Frequently Asked Questions
Is Anvil (ANVL) quantum safe right now?
No. Anvil operates on the Ethereum EVM stack and uses ECDSA over secp256k1 for transaction signing. ECDSA is fully broken by Shor's algorithm on a sufficiently powerful quantum computer. Until Ethereum migrates its signature scheme or Anvil implements a post-quantum wallet layer, ANVL holdings carry the same quantum exposure as all standard Ethereum-based assets.
What is Q-day, and when might it happen?
Q-day is the hypothetical point at which a quantum computer achieves enough stable, error-corrected logical qubits to run Shor's algorithm against real cryptographic keys at practical speed.
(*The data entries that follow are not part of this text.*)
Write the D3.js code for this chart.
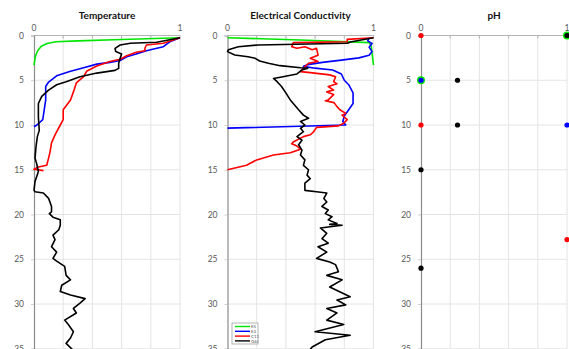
<!DOCTYPE html>
<html>
<head>
<meta charset="utf-8">
<script src="https://cdn.jsdelivr.net/npm/d3@7/dist/d3.min.js"></script>
<style>
html,body{margin:0;padding:0;background:#fff;}
svg{display:block;}
text{font-family:Lato,"Open Sans",sans-serif;}
</style>
</head>
<body>
<svg id="chart" width="569" height="349"></svg>
<script>
// ---------- DATA ----------
const panelTitles = ["Temperature", "Electrical Conductivity", "pH"];
const seriesNames = ["E5", "E3", "C11", "G6I"];
const seriesColors = ["#00e600", "#0000ff", "#ff0000", "#000000"];
const depthTicks = [0, 5, 10, 15, 20, 25, 30, 35];
const xTickLabels = [0, 1];
const xGrid = [0.2, 0.4, 0.6, 0.8, 1.0];

// [normalised value, depth]
const tempE5 = [[1,0.25],[0.6,0.45],[0.3,0.6],[0.15,0.7],[0.09,0.9],[0.05,1.2],[0.025,1.7],[0.01,2.3],[0,3.3]];
const tempE3 = [[1,0.25],[0.93,0.7],[0.886,1.25],[0.82,1.5],[0.77,1.7],[0.7,2.07],[0.635,2.37],[0.59,2.8],[0.52,3.0],[0.43,3.2],[0.34,3.6],[0.25,4.0],[0.155,4.5],[0.1,5.2],[0.08,5.7],[0.08,7.2],[0.07,8.3],[0.06,9.4],[0.02,10.0],[0,10.2]];
const tempC11 = [[1,0.25],[0.886,0.87],[0.77,1.06],[0.76,1.43],[0.76,1.7],[0.7,1.88],[0.635,2.26],[0.59,2.66],[0.52,2.9],[0.43,3.4],[0.36,4.0],[0.34,4.6],[0.29,5.3],[0.27,6.3],[0.25,7.2],[0.2,8.3],[0.2,9.4],[0.18,10.0],[0.144,11.1],[0.12,12.0],[0.11,13.0],[0.1,13.7],[0.087,14.5],[0.03,14.7],[0,14.95],[0.065,15.1]];
const tempG6I = [[1,0.25],[0.84,0.76],[0.66,0.87],[0.59,1.06],[0.555,1.43],[0.56,1.8],[0.6,2.07],[0.59,2.55],[0.58,3.1],[0.58,3.67],[0.555,3.9],[0.43,4.2],[0.315,4.6],[0.22,5.16],[0.155,5.5],[0.1,6.1],[0.053,6.8],[0.03,7.6],[0.03,9.1],[0.036,10.6],[0.023,11.3],[0.014,12.4],[0.007,13.7],[0.018,14.3],[0.03,15.2],[0.007,16.3],[0,17.3],[0.007,17.45],[0.064,17.6],[0.1,18.2],[0.12,19.1],[0.12,19.7],[0.105,19.9],[0.13,20.3],[0.18,20.6],[0.18,21.2],[0.17,21.7],[0.13,22.3],[0.144,22.8],[0.12,23.6],[0.155,24.2],[0.13,24.9],[0.155,25.2],[0.21,25.8],[0.22,26.8],[0.25,27.3],[0.19,27.9],[0.18,28.6],[0.25,29.0],[0.35,29.4],[0.315,29.9],[0.27,30.5],[0.29,31.0],[0.21,31.8],[0.235,32.3],[0.27,33.1],[0.25,33.8],[0.22,34.4],[0.27,35.2]];

const ecE5 = [[0,0.25],[0.5,0.5],[0.97,0.8],[0.985,1.2],[0.99,2.0],[1.0,3.3]];
const ecE3 = [[0.97,0.3],[0.96,0.6],[0.99,0.9],[0.97,1.3],[0.99,1.8],[0.97,2.2],[0.9,2.5],[0.78,2.75],[0.65,3.0],[0.55,3.25],[0.52,3.45],[0.6,3.65],[0.72,3.85],[0.78,4.3],[0.8,5.0],[0.83,5.5],[0.86,6.4],[0.86,7.6],[0.83,8.3],[0.8,9.0],[0.79,9.6],[0.81,10.0],[0,10.35]];
const ecC11 = [[1,0.25],[0.82,0.43],[0.82,0.7],[0.45,0.8],[0.44,1.25],[0.476,1.43],[0.53,1.25],[0.58,1.6],[0.61,1.43],[0.62,2.2],[0.567,2.55],[0.62,2.9],[0.555,3.1],[0.53,3.5],[0.51,3.85],[0.5,4.04],[0.567,4.15],[0.7,4.4],[0.74,4.6],[0.727,5.16],[0.75,5.4],[0.69,5.7],[0.727,6.1],[0.68,6.3],[0.727,6.6],[0.69,7.2],[0.67,7.3],[0.73,7.5],[0.75,7.95],[0.77,8.3],[0.81,8.7],[0.785,8.9],[0.82,9.4],[0.796,9.8],[0.76,10.1],[0.61,10.26],[0.59,10.75],[0.567,11.1],[0.52,11.3],[0.45,11.9],[0.44,12.1],[0.476,12.35],[0.5,12.7],[0.43,13.1],[0.315,13.35],[0.2,13.9],[0.13,14.5],[0,15.0]];
const ecG6I = [[1,0.25],[0.85,0.7],[0.82,0.87],[0.21,1.06],[0.074,1.25],[0.006,1.6],[0,1.8],[0.05,2.18],[0.14,2.37],[0.19,2.55],[0.22,2.85],[0.28,3.1],[0.36,3.37],[0.5,3.6],[0.55,3.65],[0.51,3.85],[0.476,4.3],[0.38,4.6],[0.315,4.8],[0.34,5.16],[0.37,5.7],[0.395,6.3],[0.43,7.2],[0.487,8.3],[0.52,8.9],[0.555,9.25],[0.5,9.6],[0.53,10.0],[0.5,10.37],[0.52,10.75],[0.476,11.3],[0.51,11.7],[0.487,12.2],[0.51,12.8],[0.5,13.35],[0.53,13.9],[0.52,14.5],[0.555,15.0],[0.545,15.6],[0.567,16.0],[0.53,16.5],[0.53,17.3],[0.61,17.45],[0.68,17.6],[0.66,18.2],[0.68,18.6],[0.647,19.1],[0.69,19.5],[0.67,19.9],[0.716,20.25],[0.69,20.6],[0.75,21.0],[0.7,21.1],[0.785,21.2],[0.636,21.5],[0.68,22.1],[0.647,22.7],[0.69,23.2],[0.62,23.6],[0.68,24.2],[0.61,24.9],[0.7,25.3],[0.74,25.6],[0.76,26.4],[0.68,26.8],[0.785,27.3],[0.7,28.1],[0.84,29.2],[0.75,29.55],[0.81,30.1],[0.68,30.5],[0.75,31.0],[0.68,31.8],[0.796,32.3],[0.6,33.1],[0.84,33.5],[0.67,34.0],[0.58,34.8],[0.56,35.2]];

const phE5 = [[1,0],[0,5]];
const phE3 = [[0,5],[1,10]];
const phC11 = [[0,0],[0,10],[1,22.8]];
const phG6I = [[1,0],[0.25,5],[0.25,10],[0,15],[0,26]];

// ---------- LAYOUT ----------
const svg = d3.select("#chart");
const panelX0 = [34, 227.5, 421];
const panelW = 146;
const y = d3.scaleLinear().domain([0, 35]).range([35.5, 348.75]);

const panels = [
  {title: panelTitles[0], type: "line", series: [tempE5, tempE3, tempC11, tempG6I]},
  {title: panelTitles[1], type: "line", series: [ecE5, ecE3, ecC11, ecG6I]},
  {title: panelTitles[2], type: "dot", series: [phE5, phE3, phC11, phG6I]}
];

panels.forEach((p, i) => {
  const x = d3.scaleLinear().domain([0, 1]).range([panelX0[i], panelX0[i] + panelW]);
  const g = svg.append("g");

  // vertical gridlines
  g.selectAll(".vg").data(xGrid).join("line")
    .attr("x1", d => x(d)).attr("x2", d => x(d))
    .attr("y1", y(0)).attr("y2", y(35))
    .attr("stroke", "#e4e4e4").attr("stroke-width", 1);
  // horizontal gridlines
  g.selectAll(".hg").data(depthTicks.slice(1)).join("line")
    .attr("x1", x(0)).attr("x2", x(1))
    .attr("y1", d => y(d)).attr("y2", d => y(d))
    .attr("stroke", "#e4e4e4").attr("stroke-width", 1);

  // top axis line with inward tick marks
  g.append("line").attr("x1", x(0)).attr("x2", x(1))
    .attr("y1", y(0)).attr("y2", y(0))
    .attr("stroke", "#b5b5b5").attr("stroke-width", 1);
  g.selectAll(".tt").data(xGrid).join("line")
    .attr("x1", d => x(d)).attr("x2", d => x(d))
    .attr("y1", y(0)).attr("y2", y(0) + 3)
    .attr("stroke", "#b5b5b5");

  // left axis
  const yAxis = d3.axisLeft(y).tickValues(depthTicks).tickSize(3).tickPadding(7);
  const ya = g.append("g").attr("transform", `translate(${x(0)},0)`).call(yAxis);
  ya.select(".domain").attr("stroke", "#8c8c8c").attr("stroke-width", 1.2);
  ya.selectAll(".tick line").attr("stroke", "#d0d0d0");
  ya.selectAll(".tick text").attr("fill", "#595959").style("font-size", "8.5px")
    .style("font-family", "Lato, 'Open Sans', sans-serif");

  // top tick labels
  g.selectAll(".xl").data(xTickLabels).join("text")
    .attr("x", d => x(d)).attr("y", 31)
    .attr("text-anchor", "middle").attr("fill", "#595959")
    .style("font-size", "8.5px").text(d => d);

  // title
  g.append("text").attr("x", x(0.5)).attr("y", 19)
    .attr("text-anchor", "middle").attr("fill", "#111")
    .style("font-size", "10px").style("font-weight", "bold").text(p.title);

  if (p.type === "line") {
    const line = d3.line().x(d => x(d[0])).y(d => y(d[1]));
    p.series.forEach((s, k) => {
      g.append("path").datum(s).attr("d", line)
        .attr("fill", "none").attr("stroke", seriesColors[k])
        .attr("stroke-width", 1.6).attr("stroke-linejoin", "round");
    });
  } else {
    p.series.forEach((s, k) => {
      g.selectAll(".dot" + k).data(s).join("circle")
        .attr("cx", d => x(d[0])).attr("cy", d => y(d[1]))
        .attr("r", k === 0 ? 4 : 2.6)
        .attr("fill", seriesColors[k]);
    });
  }
});

// ---------- LEGEND ----------
const lg = svg.append("g").attr("transform", "translate(232,323)");
lg.append("rect").attr("width", 26).attr("height", 21)
  .attr("fill", "#fff").attr("stroke", "#a0a0a0").attr("stroke-width", 0.8);
seriesNames.forEach((n, k) => {
  const yy = 3.5 + k * 4.8;
  lg.append("line").attr("x1", 3).attr("x2", 18).attr("y1", yy).attr("y2", yy)
    .attr("stroke", seriesColors[k]).attr("stroke-width", 1.4);
  lg.append("text").attr("x", 19).attr("y", yy + 1.6)
    .attr("fill", "#595959").style("font-size", "4.5px").text(n);
});
</script>
</body>
</html>
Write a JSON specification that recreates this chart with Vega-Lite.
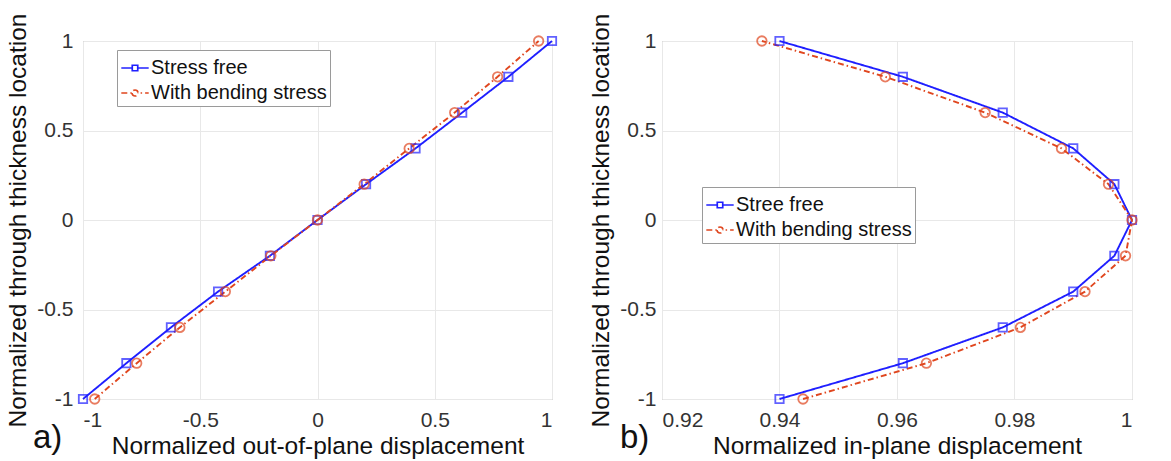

Timelines are uncertain: RAND Corporation estimates a 1-in-2 probability by 2050, while some researchers place meaningful risk earlier. NIST has already mandated post-quantum standards in response to the long-term threat.
Can Ethereum ever become quantum safe, and would that protect ANVL?
Yes, in principle. Ethereum developers have discussed using account abstraction (ERC-4337 and successor EIPs) to allow wallets to replace ECDSA with post-quantum signature schemes. If Ethereum implements a viable PQC migration path and ANVL holders migrate their accounts, the quantum exposure would be resolved. However, no confirmed EIP or timeline exists for this migration as of writing.
What cryptographic algorithms are considered quantum safe for signing?
NIST's 2024 PQC standards include ML-DSA (CRYSTALS-Dilithium) and FN-DSA (Falcon) as quantum-safe digital signature schemes. Both are based on lattice problems — specifically Learning With Errors and related constructions — for which no efficient quantum algorithm is known. SLH-DSA (SPHINCS+) offers a hash-based alternative. These are the benchmark schemes for any genuine post-quantum signing solution.
Should I sell my ANVL because of quantum risk?
Quantum risk is a long-term structural concern, not an immediate trading signal. No cryptographically relevant quantum computer currently exists. Whether quantum risk affects your ANVL position depends heavily on your holding horizon, position size, and how you weigh tail risks. This article is an analytical assessment, not investment advice — consult your own risk framework.
What is the 'harvest now, decrypt later' threat and does it apply to ANVL?
Harvest-now, decrypt-later (HNDL) refers to adversaries collecting encrypted or signed data today and storing it until quantum computers are powerful enough to break the cryptography. For ANVL, any transaction you have ever broadcast permanently exposes your public key on-chain. A future CRQC operator could retrieve archived blockchain data and derive your private key from that historical public key, then drain your wallet. Addresses that have never signed a transaction are marginally less exposed but not fully protected.